14 December 2015 | Eagle Point, Ore — Angie Panter moved from Spring Valley, CA to Eagle Point in 2006. She found herself selling insurance for work. “It was one of the crappiest jobs in the world,” she says.

So on a lunch break she went on a walk, on a hunt for help wanted signs. The next day she was hired at Great Harvest Bread Co. in Medford. And in the meantime she started hiking.

“I had a completely sedentary life,” she says. “I never left the house.” Then she started car camping.

“I started hanging out with people that were outside all the time. Then it was walk in the woods, then hiking.” It was a slippery slope. “By 2011 I was getting into the more ambitious hikes,” Angie adds, with hikes up Mt. Mcloughlin, South Sister, and Pilot Rock.

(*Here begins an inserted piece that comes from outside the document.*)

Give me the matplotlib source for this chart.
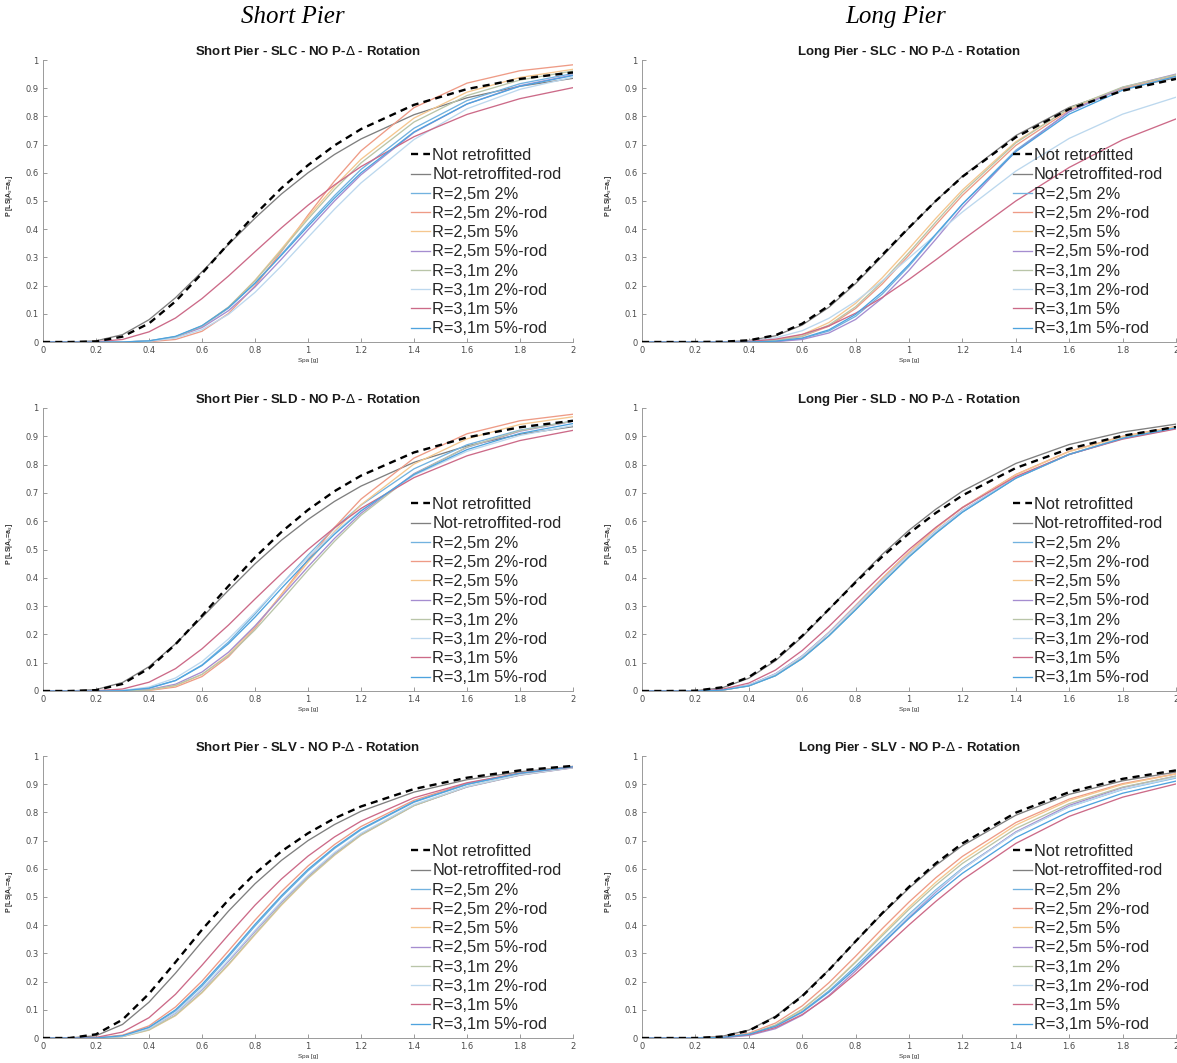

In 2014 she was on a PCTA work trip near Mt. Ashland when she told another SMC member she loved the work, and wanted more opportunities to work in the field. “SMC had that,” Angie says. That summer she worked side by side with the SMC trail crew on the Pilot Rock Trail. And she’s been at it ever since.

Panter has crosscut jackstrawed trail sections in the Kalmiopsis, bucked downed old growth in the Red Buttes and Wild Rogue, and led a hike up Mt. Mcloughlin. She’s donated over 200 hours on the trail this year alone.

Her most memorable trip of the year: “5th hitch, in the Kalmiopsis,” she says. “We got caught in a really bad storm. I like to go through something so harsh and uncomfortable and enjoy every minute of it.

“I like to suffer,” says Panter.

Angie’s hard work primed her for a nomination to the SMC board in October 2015, which she accepted.

“I want to surround myself with more people and ideas about working on trails,” she says. “I want to make a commitment.”

Angie thinks people should go hike the Kalmiopsis, “if they never have before. Everyone should experience that, because it’s so different. It’s this weird kind of combination of everything.”

She has some advice for backpackers on the Wild Rogue Loop as well. “Branch off and look at Hanging Rock. Or it’s not complete.

“I like climbing mountains,” she says.